Bir sonraki adım inceleme sürecidir. Beş yıl içinde indirim yoluyla giderilemeyen KDV’nin müteakip üç yıl içinde yapılacak talep üzerine, Vergi Usul Kanununda düzenlenen zamanaşımı süreleri ile bağlı olmaksızın yapılacak vergi incelemesi sonucunda, incelemenin tamamlandığı yıla ilişkin gelir veya kurumlar vergisinin tespitinde gider olarak dikkate alınması mümkün olabilecektir. Burada hemen göze çarpan nokta, zamanaşımının nasıl kolayca aşılabildiğidir. Mükelleflerin vergi incelemesi konusunda ne kadar istekli oldukları ise tartışmasızdır! Gerekçede belirtilmiş biz de atlamayalım; yapılacak incelemede, sahte veya muhteviyatı itibariyle yanıltıcı belge veyahut indirim hakkı bulunmayan işlemlerden kaynaklı herhangi bir indirimin bulunduğunun tespiti halinde indirim şartlarını taşımayan bu tutarlar gider olarak dikkate alınmayacaktır. Üç yıl içinde inceleme talebi yapılmaz ise KDV gider dahi yazılamayacaktır. Yani devreden KDV’nin sizlere ömür olduğu nokta burasıdır.

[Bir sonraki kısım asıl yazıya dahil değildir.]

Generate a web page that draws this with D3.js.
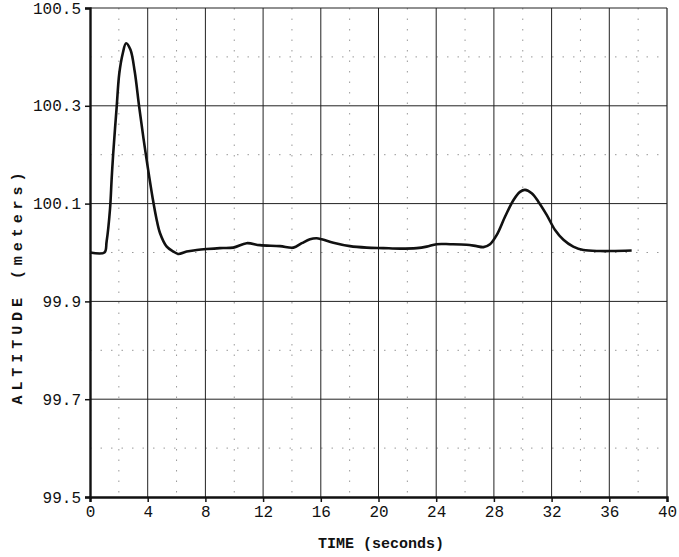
<!DOCTYPE html>
<html>
<head>
<meta charset="utf-8">
<script src="https://cdn.jsdelivr.net/npm/d3@7"></script>
<style>
  body { margin: 0; background: #fff; }
  svg { display: block; }
</style>
</head>
<body>
<div id="chart"></div>
<script>
// -------------------------
// DATA
// -------------------------
const timeSec = [0, 1.0, 1.15, 1.39, 1.5, 1.61, 1.85, 2.03, 2.27, 2.5, 2.8, 3.1, 3.4, 3.7, 4.0,
  4.35, 4.6, 4.85, 5.32, 5.78, 6.12, 6.7, 7.4, 8.09, 9.0, 9.93, 10.86, 11.78, 13.17, 14.1, 14.68,
  15.25, 15.71, 16.06, 16.87, 18.02, 19.18, 20.33, 21.49, 22.65, 23.34, 24.03, 24.96, 26.1, 26.8,
  27.27, 27.73, 28.2, 28.77, 29.35, 29.81, 30.16, 30.62, 31.08, 31.66, 32.24, 32.82, 33.5, 34.2,
  35.36, 36.16, 37.55];
const altitude = [100.0, 100.0, 100.022, 100.09, 100.15, 100.203, 100.298, 100.366, 100.407, 100.428,
  100.415, 100.37, 100.30, 100.235, 100.175, 100.11, 100.07, 100.04, 100.012, 100.002, 99.997,
  100.002, 100.005, 100.007, 100.009, 100.010, 100.019, 100.015, 100.013, 100.010, 100.019, 100.027,
  100.029, 100.027, 100.020, 100.013, 100.010, 100.009, 100.008, 100.009, 100.012, 100.017, 100.017,
  100.016, 100.013, 100.011, 100.017, 100.036, 100.073, 100.107, 100.124, 100.128, 100.121, 100.104,
  100.077, 100.046, 100.026, 100.012, 100.005, 100.003, 100.003, 100.004];

const xTicks = [0, 4, 8, 12, 16, 20, 24, 28, 32, 36, 40];
const xMinor = [2, 6, 10, 14, 18, 22, 26, 30, 34, 38];
const yTicks = [99.5, 99.7, 99.9, 100.1, 100.3, 100.5];
const yMinor = [99.6, 99.8, 100.0, 100.2, 100.4];
const xTitle = "TIME (seconds)";
const yTitle = "ALTITUDE (meters)";

// -------------------------
// LAYOUT
// -------------------------
const W = 679, H = 557;
const m = { top: 8, right: 12, bottom: 60, left: 90 };
const iw = W - m.left - m.right, ih = H - m.top - m.bottom;
const FONT = "'Liberation Mono', 'Courier New', monospace";

const svg = d3.select("#chart").append("svg").attr("width", W).attr("height", H);
const g = svg.append("g").attr("transform", `translate(${m.left},${m.top})`);

const x = d3.scaleLinear().domain([0, 40]).range([0, iw]);
const y = d3.scaleLinear().domain([99.5, 100.5]).range([ih, 0]);

// minor dotted grid
g.selectAll(".vminor").data(xMinor).enter().append("line")
  .attr("x1", d => x(d)).attr("x2", d => x(d)).attr("y1", 0).attr("y2", ih)
  .attr("stroke", "#999").attr("stroke-width", 1).attr("stroke-dasharray", "1.5,9");
g.selectAll(".hminor").data(yMinor).enter().append("line")
  .attr("x1", 0).attr("x2", iw).attr("y1", d => y(d)).attr("y2", d => y(d))
  .attr("stroke", "#999").attr("stroke-width", 1).attr("stroke-dasharray", "1.5,9");

// major grid
g.selectAll(".vmajor").data(xTicks.slice(1, -1)).enter().append("line")
  .attr("x1", d => x(d)).attr("x2", d => x(d)).attr("y1", 0).attr("y2", ih)
  .attr("stroke", "#222").attr("stroke-width", 1);
g.selectAll(".hmajor").data(yTicks.slice(1, -1)).enter().append("line")
  .attr("x1", 0).attr("x2", iw).attr("y1", d => y(d)).attr("y2", d => y(d))
  .attr("stroke", "#222").attr("stroke-width", 1);

// frame: top/right thin
g.append("line").attr("x1", 0).attr("x2", iw).attr("y1", 0).attr("y2", 0)
  .attr("stroke", "#222").attr("stroke-width", 1.2);
g.append("line").attr("x1", iw).attr("x2", iw).attr("y1", 0).attr("y2", ih)
  .attr("stroke", "#222").attr("stroke-width", 1.2);

// axes
const xAxis = g.append("g").attr("transform", `translate(0,${ih})`)
  .call(d3.axisBottom(x).tickValues(xTicks).tickSize(5).tickPadding(4).tickFormat(d3.format("d")));
const yAxis = g.append("g")
  .call(d3.axisLeft(y).tickValues(yTicks).tickSize(5).tickPadding(4).tickFormat(d3.format(".1f")));

[xAxis, yAxis].forEach(a => {
  a.select(".domain").attr("stroke", "#111").attr("stroke-width", 2.4);
  a.selectAll(".tick line").attr("stroke", "#111").attr("stroke-width", 1.5);
  a.selectAll("text").attr("font-family", FONT).attr("font-size", 16).attr("fill", "#111");
});

// curve
const line = d3.line()
  .x((d, i) => x(timeSec[i]))
  .y(d => y(d))
  .curve(d3.curveCatmullRom.alpha(0.5));
g.append("path").datum(altitude).attr("d", line)
  .attr("fill", "none").attr("stroke", "#111").attr("stroke-width", 2.6)
  .attr("stroke-linejoin", "round");

// titles
svg.append("text").attr("x", 381).attr("y", 548)
  .attr("text-anchor", "middle").attr("font-family", FONT).attr("font-size", 15)
  .attr("font-weight", "bold").attr("fill", "#111").text(xTitle);
svg.append("text")
  .attr("transform", `translate(22,${m.top + ih / 2 + 36}) rotate(-90)`)
  .attr("text-anchor", "middle").attr("font-family", FONT).attr("font-size", 15)
  .attr("font-weight", "bold").attr("fill", "#111")
  .attr("textLength", 232).attr("lengthAdjust", "spacing").text(yTitle);
</script>
</body>
</html>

Düzenlemenin yürürlük tarihi 01/01/2030’dur. Diğer ifadeyle beş yıl içinde indirim yoluyla giderilemeyen KDV, ilk kez 2030’da devreden KDV’den çıkarılacaktır. Ters açıdan bakıldığında ise düzenlemenin yürürlük tarihi 01/01/2025’tir, zira beş yıllık süre bu tarihte başlamaktadır. Beş yıl boyunca devreden KDV olması halinde, en düşük tutarlı devreden KDV’nin indirim yoluyla giderilemediği kabul edilecek ve bu tutar sonraki döneme devreden KDV hesabından çıkarılacaktır. Gerekçeden öğrendiğimiz üzere, aradaki dönemlerden herhangi birinde ödenecek KDV’nin bulunması halinde, beş takvim yılının hesabına ödenecek KDV çıkan dönemi izleyen takvim yılından itibaren başlanacaktır. Mükelleflerin bu dönemlerden herhangi birisinde iade talep etmiş olmasının bu hesaba etkisi bulunmamaktadır.
Aklıma Nasreddin Hoca ile Timur arasında geçen meşhur fil hikayesi geldi. Ne diyelim; efendim bize verdiğiniz fillerden çok memnunuz, torbalar içinde paket paket yenilerini bekliyoruz.